Shirley Jackson’s Devouring of the Seasons Leaves Us Still Hungry
“We eat the year away. We eat the spring and the summer and the fall. We wait for something to grow and then we eat it.”-Shirley Jackson, We Have Always Lived in the Castle
Ah, we’re never satisfied, it seems. We hunger and hunger and hunger some more. Not just for food but for all things, which is what makes this quote the perfect moody one for this list. Take it as a good sign or a bad one, but we must face the music: life doesn’t always leave us feeling full, and Jackson sums up our gluttony throughout each seasonal year in two little lines.
Mary Shelley’s Autumn Leaves Us Bereft of Joy at the Coming of Another Dreary Season
“Autumn passed thus. I saw, with surprise and grief, the leaves decay and fall, and nature again assume the barren and bleak appearance it had worn when I first beheld the woods and the lovely moon. Yet I did not heed the bleakness of the weather…”-Mary Shelley, Frankenstein
Shelley doesn’t just simply tell us how to feel about fall, she makes sure we take in every part of it that we have no choice but to commiserate with the monster’s woe over the withering and rot of the leaves, despairing our hearts as summer passes and takes with it the sun. A definite whole mood indeed!

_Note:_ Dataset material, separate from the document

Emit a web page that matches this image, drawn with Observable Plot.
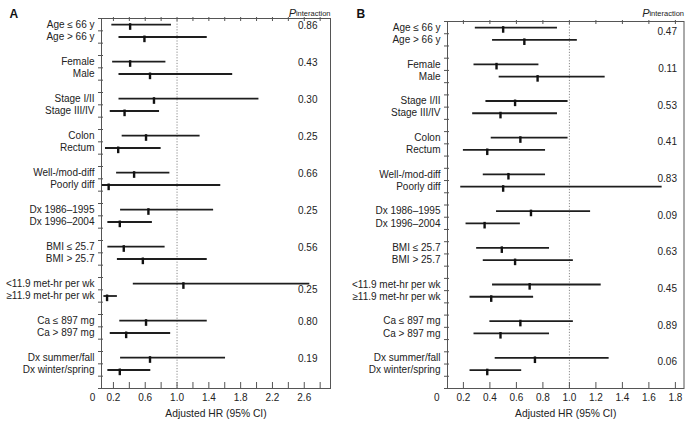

Neil Gaiman’s Autumn Leaves Us Feeling Swept Up by the Wonder of the Stars
“There was no moon but the night sky was a riot of crisp and glittering autumn stars.Neil Gaiman, Neverwhere
Where Shelley leaves us cheerless and in the grips of loneliness, Gaiman leaves us in awe, marveling at the clarity of the stars. In his autumn, there’s wonder and tranquility, bringing about a pleasant flutter that resonates in all of us when we gaze up at a perfectly clear nighttime sky. Quite the magical mood.
Daphne Du Maurier’s Autumn Leaves Us Hurried, Whiplashed, and Flustered to Go Before the First Leaf-fall
“Make haste, make speed, hurry and begone; yet where, and to what purpose? The restless urge of autumn, unsatisfying, sad, had put a spell upon them and they must flock, and wheel, and cry; they must spill themselves of motion before winter came.”-Daphne Du Maurier, The Birds and Other Stories
du Maurier definitely leaves you in a dizzying head spin and ready to hop up and go along with the birds — anywhere! There’s an urging voice you can almost hear while reading. Your feet itch to get where you need to go and fast. The weather is changing, but we’re not staying to see the leaves change color or the air turn cold. We must “Make haste, make speed, hurry and begone…”

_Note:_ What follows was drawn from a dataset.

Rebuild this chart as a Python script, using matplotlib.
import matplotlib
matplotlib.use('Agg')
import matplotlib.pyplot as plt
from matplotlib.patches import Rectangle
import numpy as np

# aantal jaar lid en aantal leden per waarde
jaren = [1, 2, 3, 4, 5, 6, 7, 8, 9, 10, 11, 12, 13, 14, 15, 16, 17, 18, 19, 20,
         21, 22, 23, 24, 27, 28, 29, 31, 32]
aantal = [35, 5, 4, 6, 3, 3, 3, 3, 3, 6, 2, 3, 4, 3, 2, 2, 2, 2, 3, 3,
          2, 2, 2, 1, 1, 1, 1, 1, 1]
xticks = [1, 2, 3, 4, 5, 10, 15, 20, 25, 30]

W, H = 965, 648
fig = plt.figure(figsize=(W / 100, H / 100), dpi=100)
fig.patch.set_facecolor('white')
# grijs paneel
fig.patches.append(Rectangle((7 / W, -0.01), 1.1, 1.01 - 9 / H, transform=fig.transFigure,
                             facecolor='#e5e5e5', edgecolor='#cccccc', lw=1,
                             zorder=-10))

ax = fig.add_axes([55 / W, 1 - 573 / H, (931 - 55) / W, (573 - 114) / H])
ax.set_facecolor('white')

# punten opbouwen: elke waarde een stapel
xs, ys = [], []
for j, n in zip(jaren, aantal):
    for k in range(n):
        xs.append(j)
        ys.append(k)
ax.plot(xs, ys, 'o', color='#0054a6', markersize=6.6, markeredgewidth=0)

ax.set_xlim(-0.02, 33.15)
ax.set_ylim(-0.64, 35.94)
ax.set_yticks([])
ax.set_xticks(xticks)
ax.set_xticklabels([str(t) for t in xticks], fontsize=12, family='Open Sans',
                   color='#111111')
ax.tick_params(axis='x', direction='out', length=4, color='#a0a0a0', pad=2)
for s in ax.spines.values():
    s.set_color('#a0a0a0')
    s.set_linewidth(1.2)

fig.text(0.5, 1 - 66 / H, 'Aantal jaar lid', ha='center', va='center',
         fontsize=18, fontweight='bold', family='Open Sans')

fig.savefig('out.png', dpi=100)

Toni Morrison’s Autumn Tugs At Us to Stay, to See the Spirit of Life
“So when I think of autumn, I think of somebody with hands who does not want me to die.”-Toni Morrison, The Bluest Eye
The spirit of life that Morrison’s quote makes us feel is utterly and succinctly beautiful. Seeing Autumn as hands that show its vulnerable side as it pleads with us to stay is, quite frankly, a nice way to view the season. Maybe it’s a moment we’re missing or a notion we must learn to grasp. Maybe it’s the idea that all things must fall away at some point.

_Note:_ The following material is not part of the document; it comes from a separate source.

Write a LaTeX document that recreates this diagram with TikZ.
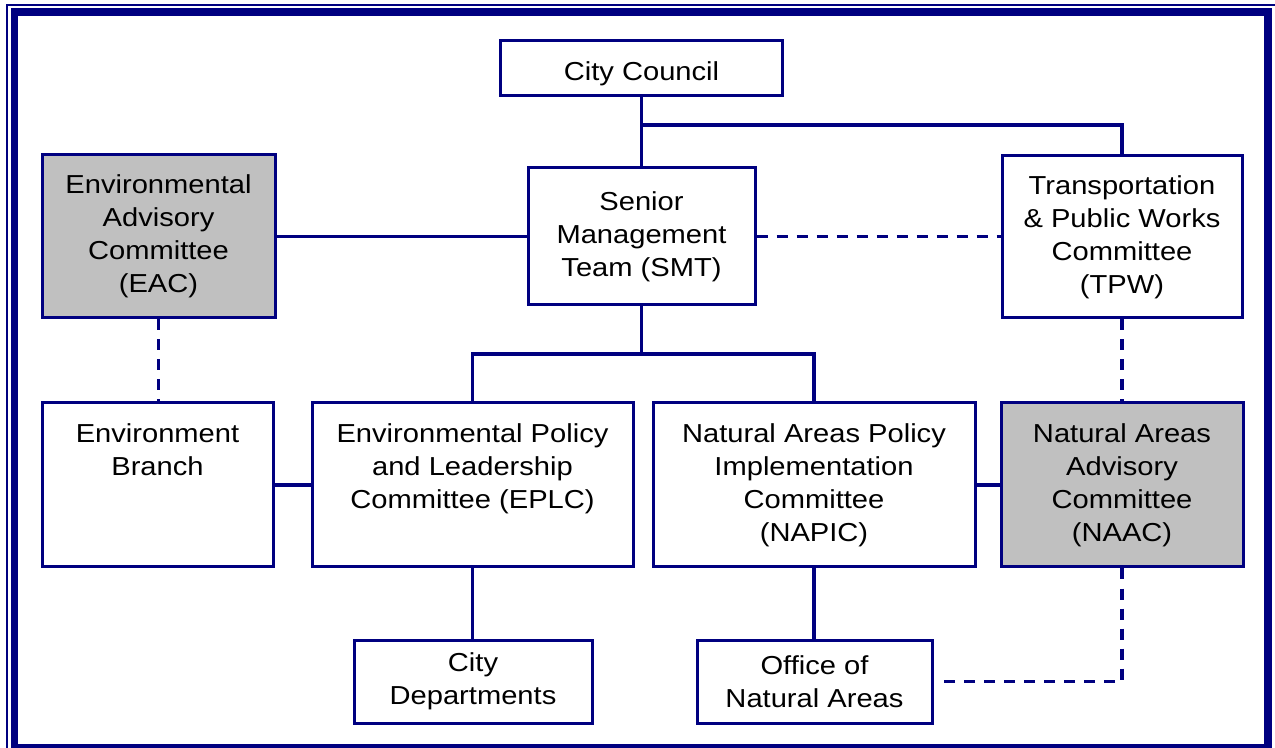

Stephen King’s Autumn Reminds Us of an Old Friend, Who Wraps Us in Warmth and Asks Us to Stay a While Longer
“But when fall comes, kicking summer out on its treacherous ass as it always does one day sometime after the midpoint of September, it stays awhile like an old friend that you have missed. It settles in the way an old friend will settle into your favorite chair and take out his pipe and light it and then fill the afternoon with stories of places he has been and things he has done since the last time he saw you.“-Stephen King, Salem’s Lot
Coming full circle, King renews our friendship with autumn. It’s been some time, we’ve grown, and so we see the season as an old friend we get a chance to spend time with again. And it is rather endearing to know that in the grey and decay, there’s a sense of calm, beauty, and warmth to create a nostalgic mood, a memory we’ll keep until we meet again.